The publisher brought out an English translation that cut references to the Rothschilds which had been present in the original


The Jewish chair of Penguin Random House UK has declined to comment on allegations the company has published an antisemitic book.

It emerged last week that the English translation of How They Rule The World by Pedro Baños, a Spanish military officer, omits large chunks of the original text, including references to the Rothschilds and their supposed power.

It triggered a huge row that prompted the publisher to order an independent inquiry by Rabbi Julia Neuberger.

But Baroness Gail Rebuck, who took on her non-executive role at the publishers since 2013 after 22 years as chief executive, declined to comment when approached by the JC through a company spokesperson.

Speaking on Monday's BBC Radio Four's Today programme, Rabbi Neuberger said the English translation had "no case to answer".

But, emphasising she could not speak Spanish herself, Rabbi Neuberger said there were "questions to be asked" about the edits and said the author's reputation for "making one or two comments" should be probed.

She said it would "push it over the line" if it emerged Baños was "known to have made lots of allusions to some kind of Jewish conspiracy".

Rabbi Neuberger disputed claims the use of tentacles on the front cover was antisemitic, saying: "I really don't think that's fair... Some of the people making the accusations need to say to themselves, 'now come on get a life'.

"But, and it's an important but... in the translation and the editing, 30,000 words have been taken out... There are quite a few references to the Rothschild family that betrays a certain fascination with them... It's not antisemitic in itself but it hints at stuff about Jewish conspiracies, powerful, half-hidden, secretive, Jewish men, bankers...

"There are possible allusions to some kind of Jewish conspiracy... He's certainly fascinated by Jews and he likes conspiracy theory."

Referring to the infamous Tsarist forgery, she said: "As a publisher, I would be saying 'hang on a minute, if it is a Protocols of the Elders of Zion conspiracy thing, this is antisemitic, I'm not publishing it'. That is where I think the line is."

Asked if she thought there should be "sanctions", she said: "Not I think if it's this kind of allusion stuff, no.
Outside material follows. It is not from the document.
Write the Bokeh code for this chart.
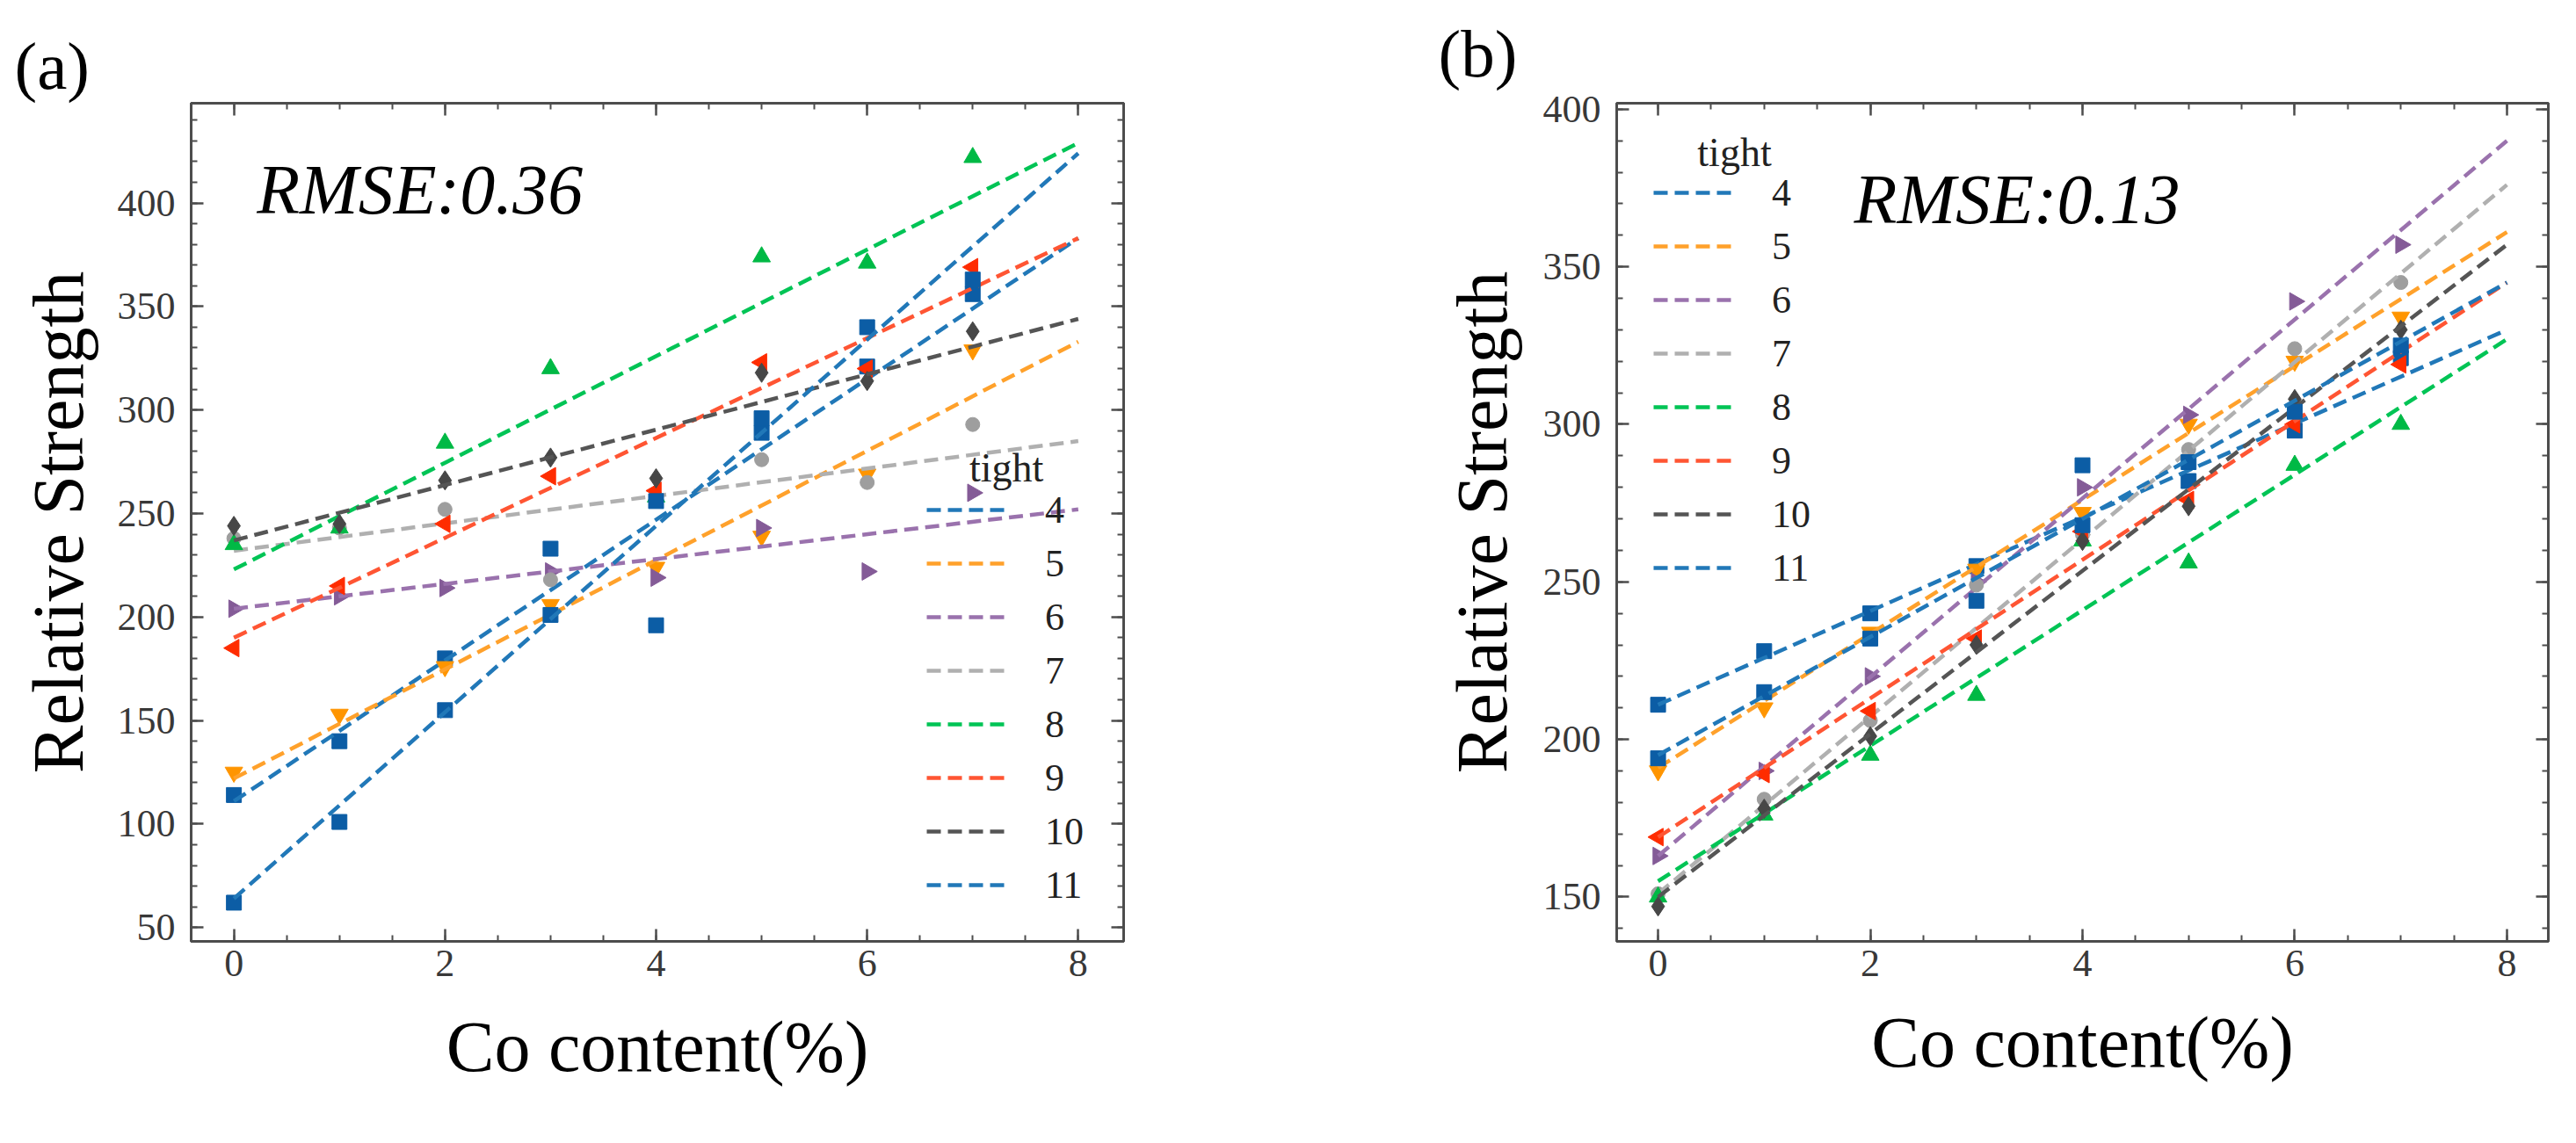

I think if it's openly 'the Protocols of the Elders Zion were right', when we know it's a fake, then yes."

Speaking after Rabbi Neuberger was asked to do her review, Penguin Random House UK chief executive Tom Weldon said: "This external review is an unusual step, which is a mark of how seriously we view the complaints made and the complexity and sensitivity of the issues involved.

"We will give full consideration to the review, and any conclusions and recommendations it makes, within the context of our long-held commitment to publish responsibly across a spectrum of opinion and a diversity of voices.”